⟨

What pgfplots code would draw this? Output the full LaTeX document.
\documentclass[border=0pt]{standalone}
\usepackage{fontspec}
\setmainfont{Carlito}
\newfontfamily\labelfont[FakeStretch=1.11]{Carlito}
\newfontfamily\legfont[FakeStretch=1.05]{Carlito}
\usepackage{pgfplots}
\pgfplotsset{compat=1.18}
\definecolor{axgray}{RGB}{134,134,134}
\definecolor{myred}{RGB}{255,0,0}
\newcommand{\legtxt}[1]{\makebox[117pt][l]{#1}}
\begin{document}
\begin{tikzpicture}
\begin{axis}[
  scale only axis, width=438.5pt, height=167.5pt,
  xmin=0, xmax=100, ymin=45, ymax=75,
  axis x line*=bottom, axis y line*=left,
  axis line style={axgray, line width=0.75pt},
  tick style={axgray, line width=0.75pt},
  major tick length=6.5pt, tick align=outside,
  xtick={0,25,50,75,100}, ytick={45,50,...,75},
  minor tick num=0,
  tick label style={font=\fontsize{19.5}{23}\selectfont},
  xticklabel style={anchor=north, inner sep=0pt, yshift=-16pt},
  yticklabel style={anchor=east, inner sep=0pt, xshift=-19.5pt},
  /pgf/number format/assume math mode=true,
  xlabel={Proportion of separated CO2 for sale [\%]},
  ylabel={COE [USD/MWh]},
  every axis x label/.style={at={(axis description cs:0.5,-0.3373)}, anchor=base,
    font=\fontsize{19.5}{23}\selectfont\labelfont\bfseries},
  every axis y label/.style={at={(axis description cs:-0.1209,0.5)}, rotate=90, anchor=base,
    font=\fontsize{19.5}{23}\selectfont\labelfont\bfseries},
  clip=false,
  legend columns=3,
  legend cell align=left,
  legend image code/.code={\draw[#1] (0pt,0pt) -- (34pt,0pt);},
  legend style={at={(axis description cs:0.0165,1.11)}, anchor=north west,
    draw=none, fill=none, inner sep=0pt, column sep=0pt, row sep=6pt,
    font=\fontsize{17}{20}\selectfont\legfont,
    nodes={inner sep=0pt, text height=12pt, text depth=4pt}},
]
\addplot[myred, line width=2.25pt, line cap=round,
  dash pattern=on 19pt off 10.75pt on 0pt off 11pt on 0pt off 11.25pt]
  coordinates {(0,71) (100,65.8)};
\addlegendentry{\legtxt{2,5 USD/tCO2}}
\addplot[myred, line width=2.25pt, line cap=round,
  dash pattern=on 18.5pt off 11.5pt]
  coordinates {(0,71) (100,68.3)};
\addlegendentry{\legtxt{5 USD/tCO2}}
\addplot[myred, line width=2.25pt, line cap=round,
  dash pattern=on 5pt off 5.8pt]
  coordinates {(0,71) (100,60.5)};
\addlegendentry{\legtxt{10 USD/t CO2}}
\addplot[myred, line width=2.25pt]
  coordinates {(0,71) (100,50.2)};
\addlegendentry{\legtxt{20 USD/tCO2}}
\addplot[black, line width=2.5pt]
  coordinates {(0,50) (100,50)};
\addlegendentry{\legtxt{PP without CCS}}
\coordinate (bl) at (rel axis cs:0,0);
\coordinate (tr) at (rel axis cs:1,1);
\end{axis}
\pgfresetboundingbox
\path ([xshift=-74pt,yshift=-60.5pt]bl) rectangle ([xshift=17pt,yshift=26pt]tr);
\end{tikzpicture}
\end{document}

⟩
⟨

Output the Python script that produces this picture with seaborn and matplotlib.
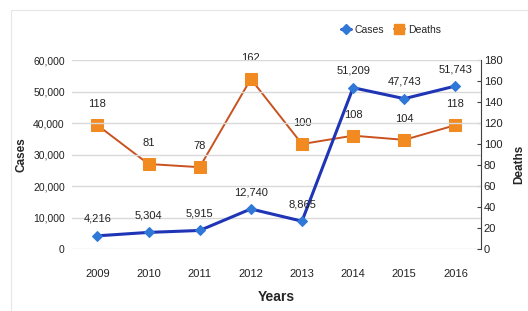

⟩
⟨

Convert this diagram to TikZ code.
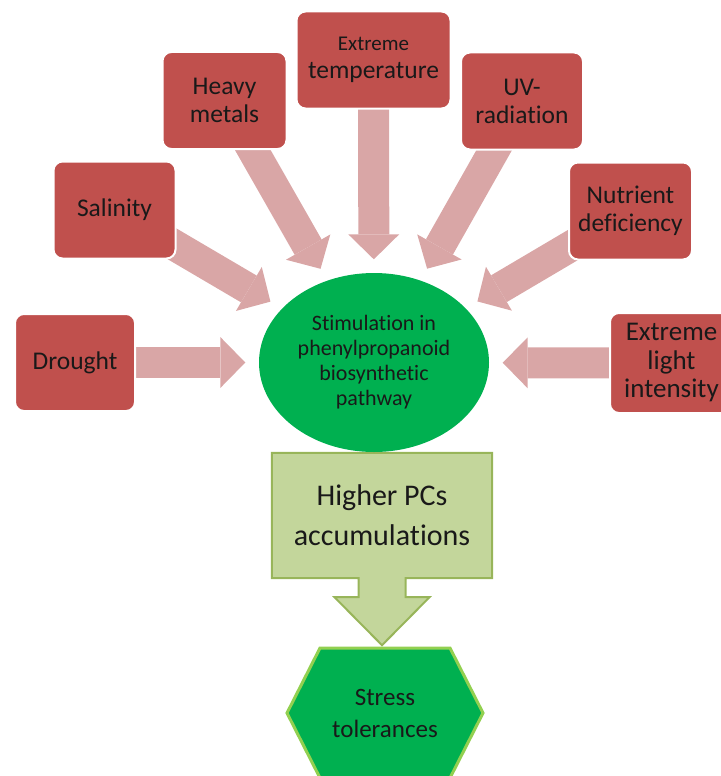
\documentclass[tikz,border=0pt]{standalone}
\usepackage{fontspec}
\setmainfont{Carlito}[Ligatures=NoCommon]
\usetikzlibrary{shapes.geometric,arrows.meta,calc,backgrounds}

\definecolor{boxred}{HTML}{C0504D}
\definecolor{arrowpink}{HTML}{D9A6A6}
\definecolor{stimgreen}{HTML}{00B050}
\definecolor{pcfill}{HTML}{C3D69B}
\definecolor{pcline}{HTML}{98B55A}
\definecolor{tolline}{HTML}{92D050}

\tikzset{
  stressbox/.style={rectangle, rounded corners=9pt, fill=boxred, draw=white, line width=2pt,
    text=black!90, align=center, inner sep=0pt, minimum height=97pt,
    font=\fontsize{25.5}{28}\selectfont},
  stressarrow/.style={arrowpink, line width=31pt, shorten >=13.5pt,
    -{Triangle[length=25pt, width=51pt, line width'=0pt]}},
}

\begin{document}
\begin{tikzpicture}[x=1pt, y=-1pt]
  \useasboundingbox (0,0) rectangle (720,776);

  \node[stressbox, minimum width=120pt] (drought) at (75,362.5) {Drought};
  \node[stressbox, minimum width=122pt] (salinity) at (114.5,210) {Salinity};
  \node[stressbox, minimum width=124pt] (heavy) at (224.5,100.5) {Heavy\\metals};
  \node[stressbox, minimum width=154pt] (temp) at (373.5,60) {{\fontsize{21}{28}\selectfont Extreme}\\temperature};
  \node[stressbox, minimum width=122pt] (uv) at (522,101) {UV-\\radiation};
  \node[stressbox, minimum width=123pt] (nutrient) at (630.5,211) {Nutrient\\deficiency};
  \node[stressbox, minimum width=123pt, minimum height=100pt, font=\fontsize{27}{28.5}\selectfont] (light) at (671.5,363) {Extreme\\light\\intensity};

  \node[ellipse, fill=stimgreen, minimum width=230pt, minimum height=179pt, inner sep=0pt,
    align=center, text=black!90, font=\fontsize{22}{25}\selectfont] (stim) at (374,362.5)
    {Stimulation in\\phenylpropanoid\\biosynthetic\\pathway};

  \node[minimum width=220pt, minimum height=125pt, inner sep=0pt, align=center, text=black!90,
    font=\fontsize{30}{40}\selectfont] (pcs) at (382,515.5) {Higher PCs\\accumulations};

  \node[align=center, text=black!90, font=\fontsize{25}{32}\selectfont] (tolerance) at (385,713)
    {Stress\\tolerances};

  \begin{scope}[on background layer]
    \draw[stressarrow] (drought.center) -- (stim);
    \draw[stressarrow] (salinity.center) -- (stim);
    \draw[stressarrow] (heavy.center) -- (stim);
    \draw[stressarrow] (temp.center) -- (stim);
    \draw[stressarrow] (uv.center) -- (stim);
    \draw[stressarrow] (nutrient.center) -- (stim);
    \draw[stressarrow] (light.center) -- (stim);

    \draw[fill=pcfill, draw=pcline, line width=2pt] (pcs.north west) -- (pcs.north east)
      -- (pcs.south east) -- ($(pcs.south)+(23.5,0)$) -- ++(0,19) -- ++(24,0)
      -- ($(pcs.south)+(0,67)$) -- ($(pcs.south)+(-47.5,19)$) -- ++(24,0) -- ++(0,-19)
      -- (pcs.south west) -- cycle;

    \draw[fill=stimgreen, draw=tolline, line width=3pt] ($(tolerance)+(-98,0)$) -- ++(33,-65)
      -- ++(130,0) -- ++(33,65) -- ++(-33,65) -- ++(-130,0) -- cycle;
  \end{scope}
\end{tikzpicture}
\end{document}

⟩

WRITTEN TASK: Quote the data above exactly from the line with "Convert this diagram to TikZ code." to the line with "(0,0) rectangle (720,776);", both ends counted, and nothing else. Pictures don't go in.

ANSWER TO THIS TASK:
Convert this diagram to TikZ code.
\documentclass[tikz,border=0pt]{standalone}
\usepackage{fontspec}
\setmainfont{Carlito}[Ligatures=NoCommon]
\usetikzlibrary{shapes.geometric,arrows.meta,calc,backgrounds}

\definecolor{boxred}{HTML}{C0504D}
\definecolor{arrowpink}{HTML}{D9A6A6}
\definecolor{stimgreen}{HTML}{00B050}
\definecolor{pcfill}{HTML}{C3D69B}
\definecolor{pcline}{HTML}{98B55A}
\definecolor{tolline}{HTML}{92D050}

\tikzset{
  stressbox/.style={rectangle, rounded corners=9pt, fill=boxred, draw=white, line width=2pt,
    text=black!90, align=center, inner sep=0pt, minimum height=97pt,
    font=\fontsize{25.5}{28}\selectfont},
  stressarrow/.style={arrowpink, line width=31pt, shorten >=13.5pt,
    -{Triangle[length=25pt, width=51pt, line width'=0pt]}},
}

\begin{document}
\begin{tikzpicture}[x=1pt, y=-1pt]
  \useasboundingbox (0,0) rectangle (720,776);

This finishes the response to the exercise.